Japan sees record spike in tourism


Around 867,000 foreign tourists have set foot in Japan during the month of September, a record rise of 31.7% on year.

Tens of thousands of tourists, notably from other Asian countries such as Taiwan, Hong Kong, Thailand and Singapore, flocked to Japan as autumn season rolled around.

The Tokyo Skytree was a popular destination for tourists even if they had to wait over an hour to get to the top of the 634 meter-tower.

Tobu Railway Co, the operator of Tokyo Skytree, said they are hoping to attract more visitors from overseas.

“Since May this year, Tokyo Skytree Town has been targeting Taiwan as the primary place to bring in more customers,” Sayuri Kokubu, public relations officer at Tobu Tower Skytree, said.

“To help achieve this, we have a friendship deal with Taiwan’s highest skyscraper Taipei 101 which is also an observatory. And we have launched a Taiwan-Japan tourism landmark friendship campaign to draw customers to each other’s site.”
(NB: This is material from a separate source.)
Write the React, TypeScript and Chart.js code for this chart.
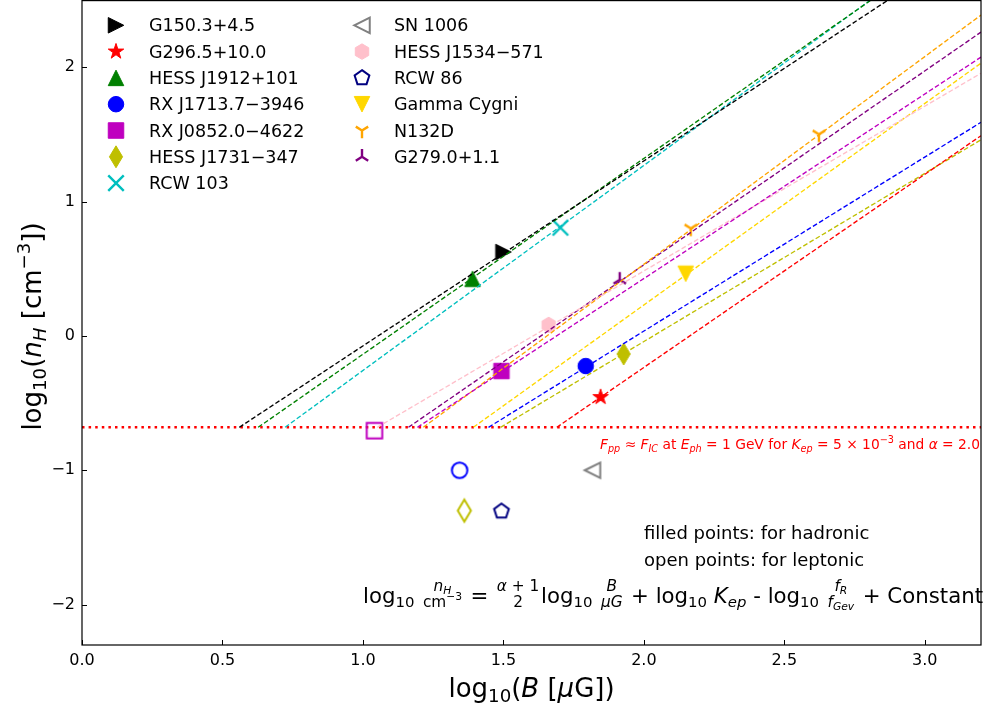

In July, it launched a website with translations in 17 languages.

Tourists also visited rural areas such as Yamanashi, home to Japan’s highest peak, and the historic landscape of Gifu.

“From this spring, concentrated in the Mount Fuji’s five lake area, I think there’s an increase of tourists by 30 to 40%. In terms of countries, those from Southeast Asia, Europe, North America, from all over the world, customers are visiting Yamanashi,” according to Hisao Horiuchi, manager of Yamanashi.

The scenic area of Hida Takayama also had its share of tourists. Ryosuke Nishikura, deputy mayor of Takayama city, said: “There are many from Taiwan and from nearby ASEAN, such as Thailand and Singapore.”

The Japanese government aims to attract more visitors from overseas. The record was broken in 2010 with 8.6 million inbound tourists, and this year, it is projected to exceed 10 million.